My thoughts were not limited to past and present. I also read from the script of the the possible future. We have shared over 48 years together, 45 of them as husband and wife. It is exceedingly rare that spouses draw their last breaths together. More common is the outcome visioned in the vows which begin the journey of marriage, “…until death do we part.” It was thus with my mother living alone for 11 years after dad died, and the same for your dad living 9 years without your mom. It is likely that one of us will have to embrace “alone” someday as a way of life.

Past, present, and future. I wonder if Charles Dickens didn’t mull thoughts such as these when he penned “A Christmas Carol”?

We have paused mid-point at a small rural station to disembark a few passengers and take on new ones. Lives connected only briefly with mine as we anonymously share a journey.

Thanks for listening. Love, Peter.

12 thoughts on “Alone and Invisible

  1. When I think about these things I try and remember that it’s the adjusting to the feeling which is the most uncomfortable, not the feeling itself. Thankfully you won’t have time to adjust to it fully before returning home so the discomfort will probably endure a bit… I hope it doesn’t get in the way of a fabulous journey! And you are spot on with “video shatters the fiction of nearness“ <3 I will quote you.

  2. Pete, there are thousands of people that you have enjoyed (and vice-versa) through the years; you just can’t see them right now. Physically “alone” is hard but can be remedied in some ways. I think mentally alone is impossible for you. Populate the empty seats with your mind. Yes, not the perfect remedy but helpful. (big sister thoughts)

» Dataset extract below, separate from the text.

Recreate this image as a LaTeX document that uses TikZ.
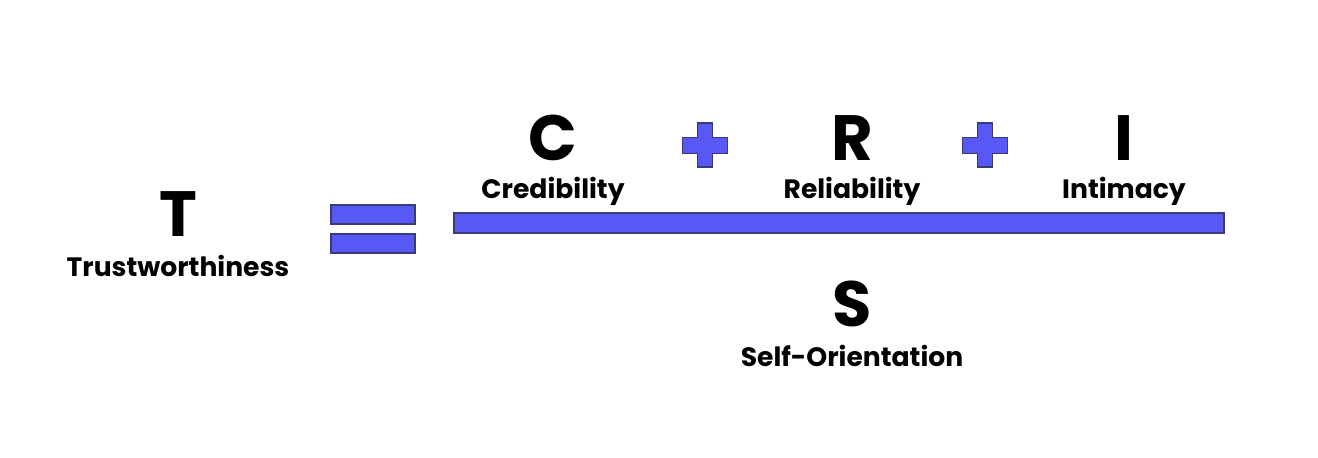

  3. Pete – I totally get what you are saying/writing/thinking. I will not try to be a cheerleader and tell you to “buck up” because I can be where you are – in a room full of people – even people that I know. I have memories from my childhood which match those you mention. I have spent countless hours contemplating this issue. For me – it always boils down to some kind of fear… not of getting hurt, or something terrible happening.. just a cold, dark void. Frank and I stayed in Santiago for about 4 days after our “family” had moved on. Even with my dear husband with me – I felt an emptiness. The end of a Camino? The loss of the Camino that I thought we would have? The end of some friendships – though with the best of intentions, I know we can not keep in touch with everyone…? IDK. It is probably good that you are not staying in one place too long … as that would just make it worse. I believe you are like me – I can talk to a telephone pole, so it is not chatting that is the problem – it is the connection. I try to turn my face to the sun, my thoughts to “sunnier” ones and I just keep swimming. Thank YOU for listening. Hugs my friend.

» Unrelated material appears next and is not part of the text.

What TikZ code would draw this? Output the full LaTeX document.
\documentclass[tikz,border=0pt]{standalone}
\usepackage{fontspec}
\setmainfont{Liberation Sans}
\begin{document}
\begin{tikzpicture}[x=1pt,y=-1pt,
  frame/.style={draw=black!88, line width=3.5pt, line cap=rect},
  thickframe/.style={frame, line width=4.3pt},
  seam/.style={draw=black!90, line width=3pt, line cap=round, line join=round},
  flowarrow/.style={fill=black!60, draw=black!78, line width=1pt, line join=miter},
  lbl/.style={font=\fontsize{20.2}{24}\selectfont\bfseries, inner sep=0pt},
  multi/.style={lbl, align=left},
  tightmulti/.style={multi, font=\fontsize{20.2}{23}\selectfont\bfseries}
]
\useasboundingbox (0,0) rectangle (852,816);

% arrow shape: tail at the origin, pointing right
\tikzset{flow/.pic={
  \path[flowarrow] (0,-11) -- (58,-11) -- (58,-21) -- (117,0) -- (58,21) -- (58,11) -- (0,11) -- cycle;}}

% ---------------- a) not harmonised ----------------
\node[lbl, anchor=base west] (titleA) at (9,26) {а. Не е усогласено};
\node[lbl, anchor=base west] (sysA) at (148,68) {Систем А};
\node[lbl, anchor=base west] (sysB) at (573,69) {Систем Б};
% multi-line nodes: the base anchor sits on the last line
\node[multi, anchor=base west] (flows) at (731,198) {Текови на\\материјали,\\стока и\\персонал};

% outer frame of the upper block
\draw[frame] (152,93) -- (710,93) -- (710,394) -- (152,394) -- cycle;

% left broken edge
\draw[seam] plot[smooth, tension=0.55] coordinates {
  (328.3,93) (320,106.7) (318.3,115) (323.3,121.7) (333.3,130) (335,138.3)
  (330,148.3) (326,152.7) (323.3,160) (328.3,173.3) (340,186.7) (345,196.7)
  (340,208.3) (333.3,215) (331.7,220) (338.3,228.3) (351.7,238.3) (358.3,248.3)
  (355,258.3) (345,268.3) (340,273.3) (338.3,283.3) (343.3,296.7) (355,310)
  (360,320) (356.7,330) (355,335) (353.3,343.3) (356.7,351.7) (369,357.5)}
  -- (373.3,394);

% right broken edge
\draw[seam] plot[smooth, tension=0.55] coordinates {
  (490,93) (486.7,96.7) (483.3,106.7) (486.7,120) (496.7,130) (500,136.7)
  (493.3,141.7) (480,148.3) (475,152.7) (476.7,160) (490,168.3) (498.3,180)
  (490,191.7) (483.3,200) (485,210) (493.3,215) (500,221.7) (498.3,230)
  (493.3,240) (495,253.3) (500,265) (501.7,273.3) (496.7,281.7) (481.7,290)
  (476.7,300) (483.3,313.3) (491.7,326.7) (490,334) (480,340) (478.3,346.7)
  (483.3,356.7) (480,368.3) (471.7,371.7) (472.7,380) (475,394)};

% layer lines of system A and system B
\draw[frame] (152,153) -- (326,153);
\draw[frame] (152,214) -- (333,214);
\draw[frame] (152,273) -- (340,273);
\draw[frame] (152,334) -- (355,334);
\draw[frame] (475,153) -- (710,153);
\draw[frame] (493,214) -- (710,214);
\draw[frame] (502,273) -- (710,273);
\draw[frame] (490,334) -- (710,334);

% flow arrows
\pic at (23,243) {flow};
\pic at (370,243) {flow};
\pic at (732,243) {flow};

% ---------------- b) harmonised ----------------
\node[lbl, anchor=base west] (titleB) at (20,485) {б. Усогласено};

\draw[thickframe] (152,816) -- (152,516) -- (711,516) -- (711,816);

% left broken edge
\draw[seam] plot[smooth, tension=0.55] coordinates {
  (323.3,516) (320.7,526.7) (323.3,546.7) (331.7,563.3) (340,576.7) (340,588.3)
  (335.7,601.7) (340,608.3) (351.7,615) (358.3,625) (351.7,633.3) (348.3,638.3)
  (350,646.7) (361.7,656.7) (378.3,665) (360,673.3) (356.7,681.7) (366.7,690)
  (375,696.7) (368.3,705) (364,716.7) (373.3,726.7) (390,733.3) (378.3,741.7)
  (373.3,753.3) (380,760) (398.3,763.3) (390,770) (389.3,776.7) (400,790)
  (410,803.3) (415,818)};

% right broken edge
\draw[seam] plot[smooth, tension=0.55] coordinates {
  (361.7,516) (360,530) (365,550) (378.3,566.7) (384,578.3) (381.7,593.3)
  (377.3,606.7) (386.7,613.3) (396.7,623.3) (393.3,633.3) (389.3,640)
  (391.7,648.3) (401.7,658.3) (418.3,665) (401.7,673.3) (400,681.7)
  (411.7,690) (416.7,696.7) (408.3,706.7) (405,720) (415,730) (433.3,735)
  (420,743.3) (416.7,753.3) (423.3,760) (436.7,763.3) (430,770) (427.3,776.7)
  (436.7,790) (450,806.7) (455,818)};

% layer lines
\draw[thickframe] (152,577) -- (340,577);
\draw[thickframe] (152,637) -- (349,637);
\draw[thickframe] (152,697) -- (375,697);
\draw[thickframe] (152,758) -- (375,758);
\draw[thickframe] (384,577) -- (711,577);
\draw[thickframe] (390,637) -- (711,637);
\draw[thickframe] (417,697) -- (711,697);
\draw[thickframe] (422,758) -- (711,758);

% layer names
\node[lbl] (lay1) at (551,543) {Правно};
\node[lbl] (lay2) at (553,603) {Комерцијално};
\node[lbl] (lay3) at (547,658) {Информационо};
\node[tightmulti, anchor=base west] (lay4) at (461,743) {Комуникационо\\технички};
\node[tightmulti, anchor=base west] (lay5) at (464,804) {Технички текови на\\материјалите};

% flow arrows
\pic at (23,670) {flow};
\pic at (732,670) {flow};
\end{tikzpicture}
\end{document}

    • I love your perspective. Yesterday’s experience was proof for me that the Camino is the journey not the destination. I’ve had that “let down“ experience all three times. It seems to correspond with the transition from pilgrim to tourist. I just arrived in Lyon. Virtually all of the pilgrims here are working their way towards Santiago. It will be interesting to see how it feels to be one who is returning from Santiago. Peace Liz.

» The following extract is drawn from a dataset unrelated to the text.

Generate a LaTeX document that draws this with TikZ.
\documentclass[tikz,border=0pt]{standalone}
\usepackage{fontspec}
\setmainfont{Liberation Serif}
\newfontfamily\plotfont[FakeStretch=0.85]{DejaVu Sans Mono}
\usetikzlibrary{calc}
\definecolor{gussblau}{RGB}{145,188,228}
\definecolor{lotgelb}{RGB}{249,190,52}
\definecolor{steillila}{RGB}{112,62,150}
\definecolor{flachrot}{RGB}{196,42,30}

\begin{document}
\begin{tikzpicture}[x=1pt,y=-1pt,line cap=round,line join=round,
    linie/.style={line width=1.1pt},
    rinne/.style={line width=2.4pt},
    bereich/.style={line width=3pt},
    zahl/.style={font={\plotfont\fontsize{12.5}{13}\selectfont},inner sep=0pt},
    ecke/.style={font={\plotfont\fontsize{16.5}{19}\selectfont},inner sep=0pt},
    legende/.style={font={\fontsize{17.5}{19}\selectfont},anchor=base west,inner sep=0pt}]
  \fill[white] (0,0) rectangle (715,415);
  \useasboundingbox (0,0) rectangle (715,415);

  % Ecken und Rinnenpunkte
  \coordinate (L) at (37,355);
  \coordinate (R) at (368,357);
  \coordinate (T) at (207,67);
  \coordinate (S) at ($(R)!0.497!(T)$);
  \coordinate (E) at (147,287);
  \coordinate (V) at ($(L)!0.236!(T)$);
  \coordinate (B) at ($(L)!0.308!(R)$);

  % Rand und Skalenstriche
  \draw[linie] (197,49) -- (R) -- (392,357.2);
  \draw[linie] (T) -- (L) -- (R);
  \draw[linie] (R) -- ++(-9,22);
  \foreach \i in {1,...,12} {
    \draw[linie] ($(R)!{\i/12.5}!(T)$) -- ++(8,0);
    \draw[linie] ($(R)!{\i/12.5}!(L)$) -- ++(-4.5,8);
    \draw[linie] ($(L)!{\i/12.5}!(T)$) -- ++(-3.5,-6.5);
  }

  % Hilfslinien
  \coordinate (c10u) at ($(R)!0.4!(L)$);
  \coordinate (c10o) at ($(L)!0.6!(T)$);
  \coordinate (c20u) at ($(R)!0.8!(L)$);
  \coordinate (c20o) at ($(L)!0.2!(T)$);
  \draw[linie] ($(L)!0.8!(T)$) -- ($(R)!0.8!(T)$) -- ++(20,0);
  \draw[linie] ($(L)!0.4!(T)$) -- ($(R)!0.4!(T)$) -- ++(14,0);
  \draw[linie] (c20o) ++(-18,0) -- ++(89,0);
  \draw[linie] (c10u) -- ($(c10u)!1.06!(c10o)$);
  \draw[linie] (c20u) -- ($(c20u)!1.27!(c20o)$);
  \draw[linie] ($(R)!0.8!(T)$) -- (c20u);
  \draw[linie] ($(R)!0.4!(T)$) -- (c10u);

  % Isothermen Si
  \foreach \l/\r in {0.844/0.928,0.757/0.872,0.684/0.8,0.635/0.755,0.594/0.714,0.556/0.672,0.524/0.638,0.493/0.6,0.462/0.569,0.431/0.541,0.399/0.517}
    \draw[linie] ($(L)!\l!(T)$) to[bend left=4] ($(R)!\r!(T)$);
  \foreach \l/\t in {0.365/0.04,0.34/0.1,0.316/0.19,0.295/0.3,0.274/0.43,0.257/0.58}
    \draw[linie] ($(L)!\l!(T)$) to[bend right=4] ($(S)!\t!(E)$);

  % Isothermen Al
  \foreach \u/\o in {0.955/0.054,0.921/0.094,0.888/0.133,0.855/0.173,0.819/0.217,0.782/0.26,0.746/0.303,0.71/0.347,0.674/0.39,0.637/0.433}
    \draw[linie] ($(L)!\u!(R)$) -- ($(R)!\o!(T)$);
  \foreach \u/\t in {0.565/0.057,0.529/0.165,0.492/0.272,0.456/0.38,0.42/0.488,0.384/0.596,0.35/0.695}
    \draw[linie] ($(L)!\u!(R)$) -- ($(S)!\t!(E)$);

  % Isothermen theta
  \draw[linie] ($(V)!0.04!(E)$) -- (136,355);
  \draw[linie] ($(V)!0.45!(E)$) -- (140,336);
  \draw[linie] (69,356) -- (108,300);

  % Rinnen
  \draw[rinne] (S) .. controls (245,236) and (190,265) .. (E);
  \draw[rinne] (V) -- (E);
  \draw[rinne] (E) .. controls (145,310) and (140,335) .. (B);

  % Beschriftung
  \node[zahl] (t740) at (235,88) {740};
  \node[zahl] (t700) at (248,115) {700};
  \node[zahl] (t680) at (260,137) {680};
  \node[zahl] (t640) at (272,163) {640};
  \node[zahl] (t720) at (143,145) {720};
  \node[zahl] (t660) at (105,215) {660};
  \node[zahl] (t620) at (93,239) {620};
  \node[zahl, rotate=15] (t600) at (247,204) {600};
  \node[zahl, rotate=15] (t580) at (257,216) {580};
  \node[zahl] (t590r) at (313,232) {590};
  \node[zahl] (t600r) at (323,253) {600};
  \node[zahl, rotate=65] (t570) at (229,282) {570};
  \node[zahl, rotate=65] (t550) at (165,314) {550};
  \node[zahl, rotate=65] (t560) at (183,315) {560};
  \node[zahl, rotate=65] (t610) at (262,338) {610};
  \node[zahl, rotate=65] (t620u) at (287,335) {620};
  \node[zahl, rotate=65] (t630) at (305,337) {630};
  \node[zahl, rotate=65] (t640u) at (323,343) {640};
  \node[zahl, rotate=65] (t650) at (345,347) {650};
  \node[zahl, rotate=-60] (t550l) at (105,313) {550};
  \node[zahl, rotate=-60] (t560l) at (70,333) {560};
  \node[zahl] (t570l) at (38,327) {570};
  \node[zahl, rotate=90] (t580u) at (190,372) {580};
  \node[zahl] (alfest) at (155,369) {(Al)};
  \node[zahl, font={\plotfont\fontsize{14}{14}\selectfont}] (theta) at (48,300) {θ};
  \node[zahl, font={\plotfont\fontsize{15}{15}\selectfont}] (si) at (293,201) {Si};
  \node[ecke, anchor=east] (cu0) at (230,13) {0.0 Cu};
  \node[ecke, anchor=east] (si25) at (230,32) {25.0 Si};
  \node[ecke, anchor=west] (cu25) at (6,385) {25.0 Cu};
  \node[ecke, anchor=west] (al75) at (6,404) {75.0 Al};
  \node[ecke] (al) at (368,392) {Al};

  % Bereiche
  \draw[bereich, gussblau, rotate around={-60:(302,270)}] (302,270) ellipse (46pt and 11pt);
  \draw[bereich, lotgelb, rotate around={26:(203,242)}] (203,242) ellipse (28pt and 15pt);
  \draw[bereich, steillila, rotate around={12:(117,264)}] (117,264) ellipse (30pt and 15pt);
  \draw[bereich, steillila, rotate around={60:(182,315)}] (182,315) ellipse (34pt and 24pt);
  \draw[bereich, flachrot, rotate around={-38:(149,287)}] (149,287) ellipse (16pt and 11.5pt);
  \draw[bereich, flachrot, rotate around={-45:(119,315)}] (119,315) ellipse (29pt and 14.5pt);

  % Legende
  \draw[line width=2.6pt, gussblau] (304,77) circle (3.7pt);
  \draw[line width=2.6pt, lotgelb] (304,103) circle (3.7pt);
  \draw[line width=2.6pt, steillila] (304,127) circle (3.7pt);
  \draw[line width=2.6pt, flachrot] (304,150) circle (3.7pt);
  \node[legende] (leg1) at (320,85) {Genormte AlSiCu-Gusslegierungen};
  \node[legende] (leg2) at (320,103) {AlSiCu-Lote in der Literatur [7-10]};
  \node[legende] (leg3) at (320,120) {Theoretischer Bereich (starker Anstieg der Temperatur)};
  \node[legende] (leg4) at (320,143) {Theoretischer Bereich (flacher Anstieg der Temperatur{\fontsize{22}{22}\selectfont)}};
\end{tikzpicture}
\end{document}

  4. Sheryl Kretchmer says:

    Your eloquent reflections touched me to my core. Your “aloneness” is survivable (and often a gift) knowing it is only temporary. As with you, family, friends, and being alone among others brings comfort. I miss Gary every day as I approach his Halloween birthday, and two years since my loss. I’ve so enjoyed your stories and photos. Enjoy the exhilaration of the rest of your trip, knowing you will be home soon! Sheryl Kretchmer

    • Sheryl, I often think of Gary. He was a person for whom wisdom came easily and was communicated effectively to those around him. I wish I had spent more time with him.
      I’m not exactly an extrovert, but I am a very social person. Perhaps the downside of being so social is that in the absence I feel the vacuum. Peace. Pete

  5. Thank you for being so vulnerable.
    Interestingly, I crave both social interaction and solitude. I love meeting new people and hearing their stories, but after 15 years alone, the quiet of my own thoughts and habits lure me back to my aloneness.
    I am so glad you’re so close to reuniting with Christine.